ISIL pushes into Syrian town despite US raids
Fighters from the Islamic State in Iraq and the Levant (ISIL) have continued to advance into the Kurdish-dominated town of Ain al-Arab in Syria, despite the US-led air campaign against the self-declared jihadist group.
More than 15,000 residents have fled the northern Syrian town as ISIL fighters pushed deeper, fighting fierce battles with Kurdish armed groups on Saturday.
Ain al-Arab, which the Kurds call Kobane, is close to the Syrian-Turkey border.
Turkish officials said that four mortar shells from the fighting in Syria landed in Turkey on Saturday, injuring two people.
Earlier on the day, US coalition-led warplanes struck ISIL positions near Ain al-Arab, as well as targets that included wheat silos in the country’s east.
Fighting have been raging in the north for two weeks as ISIL captured dozens of villages around Ain al-Arab and tried to push into the town itself.
Al Jazeera’s Stefanie Dekker, reporting from the Turkish side of the border, said smoke could be seen from the eastern side of the town after what sounded like an explosion.
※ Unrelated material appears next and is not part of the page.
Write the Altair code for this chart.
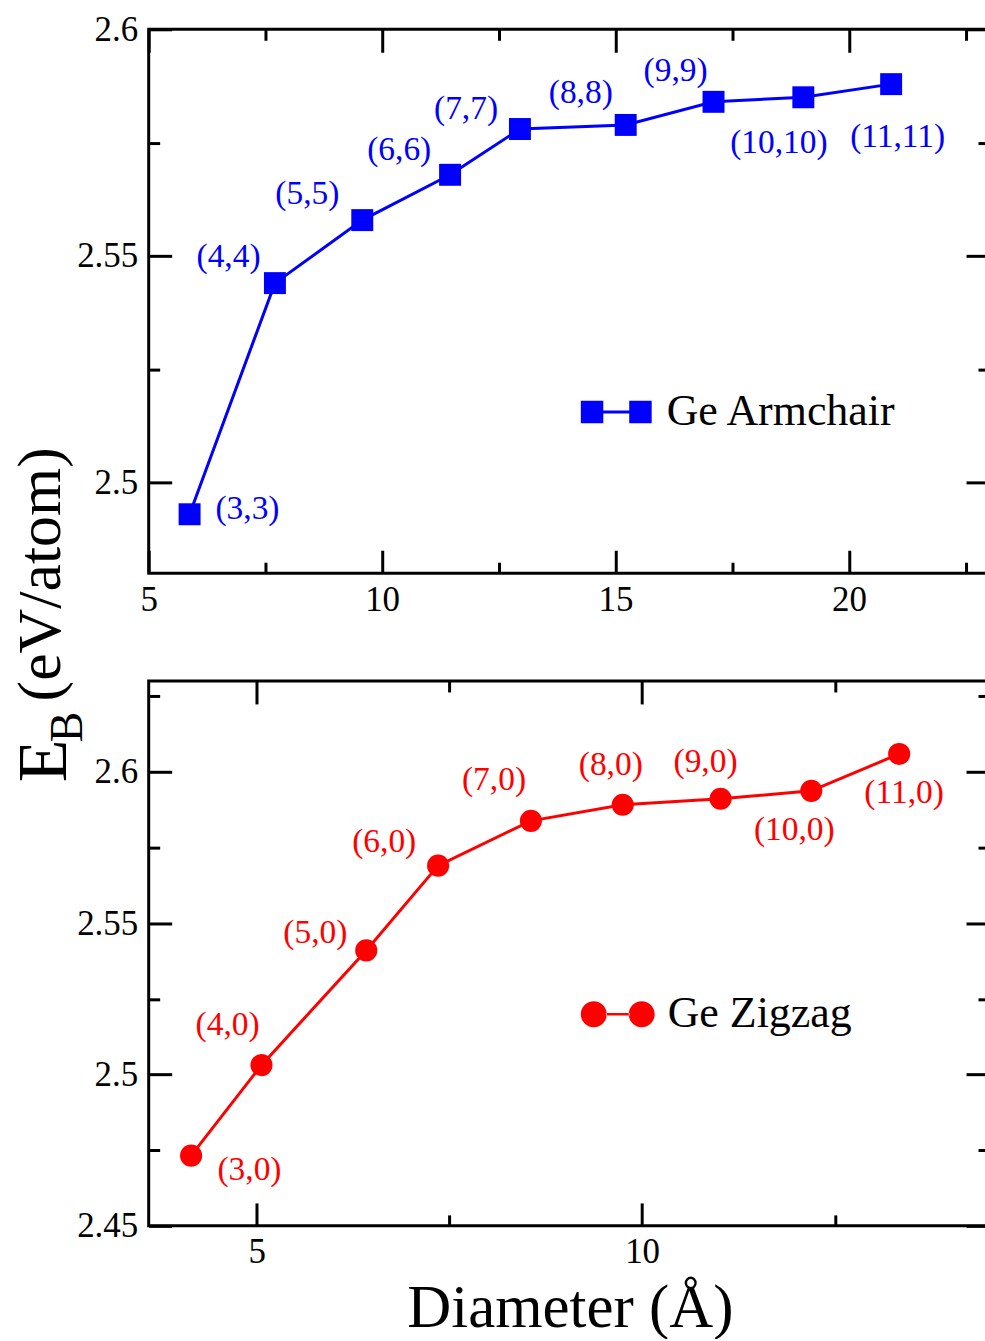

Kurdish sources inside Ain al-Arab, where fighters had been preparing for street battles should ISIL manage to penetrate their defences, said they had been informed of the strikes in advance so that they could pull back from some frontlines.
Locals said the village of Alishera, just a few kilometres from the border and held by the ISIL, had been hit by one of the four strikes on Saturday morning.
No US confirmation
The US-led coalition did not say whether it had carried out the air raids in the area.
Surrounded by dozens of Kurdish refugees from Syria, Dekker said that those who left their homes seemed to be disappointed by the US-led air campaign.
“Many of the people we have spoken to do not see the usefulness of the strikes as the ISIL continues to push into their areas,” she said.
The US, backed by Arab allies, launched its first air strikes on ISIL targets in Syria on Tuesday after hitting hundreds of targets in neighbouring Iraq, where the group has also captured large swathes of territory.
In Syria, the group has established its headquarters in the northern Raqqa province, which it fully controls.
The group, which has declared an Islamic “caliphate” that has not been widely recognised, has killed hundreds of Syrian and Iraqi soldiers and also civilians, making gruesome beheadings their trademark killing method.
Activists in Raqqa told Al Jazeera that the US-led coalition had hit several ISIL positions in the province on Saturday, killing dozens of fighters.
Several attacks targeted the Tabqa air base, which the self-declared jihadists captured from the regime last month. An ISIL training camp was also hit, as well as one of the group’s checkpoints, the activists said.
The UK-based Syrian Observatory for Human Rights also reported strikes for the first time in Homs province, east of the desert town of Palmyra, famed for its ancient ruins.